The IMAGACT project, funded by the PAR/FAS program of the Tuscan region in Italy, has now delivered a language infrastructure covering the set of actions most frequently referred to in everyday language. Using English and Italian spoken corpora, we have identified 1010 distinct action concepts and visually represented them with prototypical scenes either animated in 3D or filmed.

The cross-linguistic correspondences of those actions with the verbs that can refer to them in English, Italian, Spanish and Chinese have been established in a data base that can be freely accessed on line through an user friendly user interface.

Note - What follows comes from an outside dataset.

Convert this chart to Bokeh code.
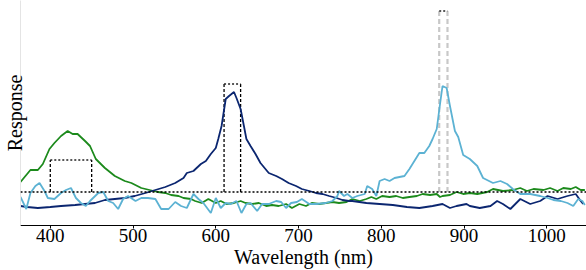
from bokeh.plotting import figure
from bokeh.models import Range1d, FixedTicker, Span
from bokeh.embed import file_html
from bokeh.resources import INLINE

# ---- data (wavelength in nm, response in arbitrary units) ----
green_nm = [364, 370, 376, 385, 391, 399, 405, 413, 421, 427, 433, 442, 448, 455, 466, 478, 490,
            498, 510, 520, 530, 539, 546, 555, 561, 570, 575, 583, 591, 600, 606, 613, 622, 630,
            636, 644, 652, 661, 668, 676, 685, 692, 701, 709, 716, 725, 733, 741, 749, 758, 765,
            774, 782, 788, 794, 801, 810, 818, 826, 834, 843, 850, 859, 867, 871, 874, 883, 891,
            899, 907, 916, 928, 935, 947, 959, 968, 976, 984, 996, 1004, 1013, 1020, 1029, 1035,
            1041, 1046]
green_val = [0.10, 0.16, 0.22, 0.22, 0.28, 0.43, 0.49, 0.56, 0.61, 0.58, 0.58, 0.51, 0.46, 0.33,
             0.24, 0.16, 0.11, 0.09, 0.04, 0.02, 0.00, -0.01, -0.03, -0.04, -0.06, -0.07, -0.09,
             -0.11, -0.07, -0.11, -0.09, -0.12, -0.11, -0.09, -0.11, -0.12, -0.11, -0.14, -0.13,
             -0.14, -0.12, -0.16, -0.12, -0.14, -0.11, -0.12, -0.11, -0.10, -0.11, -0.10, -0.07,
             -0.09, -0.07, -0.05, -0.07, -0.04, -0.05, -0.04, -0.06, -0.05, -0.04, -0.02, -0.03,
             -0.02, -0.05, -0.04, -0.03, 0.00, -0.02, -0.01, -0.02, 0.00, 0.03, 0.01, 0.02, 0.04,
             0.01, 0.03, 0.02, 0.04, 0.01, 0.04, 0.03, 0.05, 0.02, 0.02]

navy_nm = [364, 372, 385, 400, 413, 430, 442, 454, 466, 478, 490, 502, 515, 527, 539, 551, 561,
           565, 573, 582, 588, 594, 600, 603, 607, 612, 616, 622, 625, 630, 634, 637, 642, 648,
           654, 664, 673, 680, 688, 697, 704, 713, 721, 729, 737, 746, 753, 761, 765, 782, 798,
           814, 831, 846, 862, 874, 883, 891, 903, 907, 919, 932, 940, 947, 956, 968, 980, 992,
           1001, 1013, 1025, 1035, 1041, 1044]
navy_val = [-0.14, -0.15, -0.16, -0.15, -0.14, -0.13, -0.12, -0.11, -0.08, -0.07, -0.06, -0.04,
            -0.01, 0.02, 0.05, 0.09, 0.14, 0.19, 0.21, 0.28, 0.31, 0.38, 0.44, 0.53, 0.66, 0.93,
            0.96, 1.00, 0.94, 0.83, 0.66, 0.53, 0.46, 0.38, 0.29, 0.19, 0.16, 0.13, 0.09, 0.06,
            0.03, 0.01, -0.01, -0.02, -0.04, -0.06, -0.08, -0.09, -0.09, -0.11, -0.12, -0.13,
            -0.15, -0.16, -0.14, -0.12, -0.16, -0.14, -0.12, -0.14, -0.16, -0.14, -0.09, -0.12,
            -0.17, -0.07, -0.12, -0.09, -0.04, -0.07, -0.04, -0.02, -0.09, -0.12]

sky_nm = [364, 371, 376, 382, 387, 393, 397, 405, 413, 419, 425, 431, 437, 443, 448, 458, 464,
          470, 476, 482, 488, 494, 503, 510, 518, 527, 534, 543, 551, 558, 565, 573, 579, 585,
          594, 600, 606, 612, 618, 625, 631, 637, 642, 650, 656, 664, 673, 679, 685, 691, 698,
          704, 713, 721, 733, 741, 747, 749, 755, 759, 765, 771, 780, 783, 789, 794, 798, 804,
          810, 816, 822, 828, 834, 840, 846, 852, 858, 862, 867, 871, 874, 879, 883, 889, 893,
          899, 907, 916, 923, 935, 944, 952, 959, 968, 980, 992, 1001, 1008, 1017, 1025, 1032,
          1038, 1043, 1046]
sky_val = [-0.05, -0.17, -0.01, 0.06, 0.09, 0.01, -0.06, -0.07, -0.01, 0.02, 0.04, -0.06, -0.11,
           -0.14, -0.09, -0.01, 0.00, -0.09, -0.11, -0.17, -0.07, -0.04, -0.09, -0.06, -0.06,
           -0.07, -0.17, -0.17, -0.10, -0.14, -0.16, -0.02, -0.07, -0.11, -0.21, -0.06, -0.16,
           -0.11, -0.12, -0.09, -0.21, -0.12, -0.11, -0.19, -0.12, -0.12, -0.09, -0.10, -0.16,
           -0.11, -0.10, -0.07, -0.12, -0.12, -0.11, -0.09, -0.04, 0.01, -0.04, -0.02, -0.06,
           -0.04, -0.02, 0.06, 0.03, -0.04, 0.11, 0.13, 0.11, 0.14, 0.15, 0.16, 0.23, 0.31, 0.39,
           0.39, 0.46, 0.53, 0.63, 0.88, 1.06, 1.04, 0.86, 0.61, 0.55, 0.37, 0.33, 0.26, 0.14,
           0.09, 0.11, 0.08, 0.03, -0.02, -0.02, -0.04, -0.06, -0.08, -0.09, -0.11, -0.14, -0.07,
           -0.09, -0.13]

# target bands (dashed boxes)
band_lo = [400, 610, 870]
band_hi = [450, 630, 880]
band_top = [0.32, 1.08, 1.81]
baseline = 0.0

x_ticks = [400, 500, 600, 700, 800, 900, 1000]
x_title = "Wavelength (nm)"
y_title = "Response"

# ---- styles ----
GREEN = "#1c8a1c"
NAVY = "#0b2670"
SKY = "#5cb2d3"
SIDE_COLORS = ["black", "black", "#c8c8c8"]
SIDE_WIDTHS = [1.3, 1.3, 2.2]
SIDE_DASH = ["3 2", "3 2", "5 3"]
FONT = "Liberation Serif"

p = figure(width=586, height=270, output_backend="svg", toolbar_location=None,
           title=None, x_range=Range1d(364, 1048), y_range=Range1d(-0.335, 1.915))
p.min_border = 0
p.outline_line_color = None
p.grid.visible = False
p.background_fill_color = "white"

p.xaxis.ticker = FixedTicker(ticks=x_ticks)
p.xaxis.axis_line_color = "black"
p.xaxis.axis_line_width = 1.2
p.xaxis.major_tick_out = 3
p.xaxis.major_tick_in = 0
p.xaxis.minor_tick_line_color = None
p.xaxis.major_label_standoff = 0
p.xaxis.major_label_text_font = FONT
p.xaxis.major_label_text_font_size = "19px"
p.xaxis.major_label_text_color = "black"
p.xaxis.axis_label = x_title
p.xaxis.axis_label_standoff = 1
p.xaxis.axis_label_text_font = FONT
p.xaxis.axis_label_text_font_size = "20px"
p.xaxis.axis_label_text_font_style = "normal"
p.xaxis.axis_label_text_color = "black"

p.yaxis.ticker = FixedTicker(ticks=[])
p.yaxis.axis_line_color = "#e4e4e4"
p.yaxis.axis_line_width = 1
p.yaxis.major_tick_out = 0
p.yaxis.major_tick_in = 0
p.yaxis.major_tick_line_color = None
p.yaxis.minor_tick_line_color = None
p.yaxis.major_label_standoff = 0
p.yaxis.axis_label = y_title
p.yaxis.axis_label_standoff = -5
p.yaxis.axis_label_text_font = FONT
p.yaxis.axis_label_text_font_size = "20px"
p.yaxis.axis_label_text_font_style = "normal"
p.yaxis.axis_label_text_color = "black"

p.add_layout(Span(location=baseline, dimension="width", line_color="black",
                  line_dash="2 2", line_width=1.5))

for i in range(len(band_lo)):
    p.segment(x0=[band_lo[i], band_hi[i]], y0=[baseline, baseline],
              x1=[band_lo[i], band_hi[i]], y1=[band_top[i], band_top[i]],
              line_color=SIDE_COLORS[i], line_width=SIDE_WIDTHS[i], line_dash=SIDE_DASH[i])
p.segment(x0=band_lo, y0=band_top, x1=band_hi, y1=band_top,
          line_color="#222222", line_width=1.5, line_dash="2 2")

p.line(green_nm, green_val, line_color=GREEN, line_width=1.8)
p.line(navy_nm, navy_val, line_color=NAVY, line_width=1.8)
p.line(sky_nm, sky_val, line_color=SKY, line_width=1.8)

open("out.html", "w").write(file_html(p, INLINE))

This is crucial for users who want learn the lexicon of another language, and makes IMAGACT specifically good for the early phases of the learning process. The action concepts can be easily identified by speakers of any language, since they are clearly represented in an ontology of animated and filmed scenes.

The user can figure out the range of actions identified by a verb of his own language and can come to know what is a right verb or verbs for each action in the other languages. He can explicitly compare the range of possible actions identified by two verbs of his languages or by two verbs of different languages. The user can also search for an action independently of any language in the IMAGACT gallery of scenes.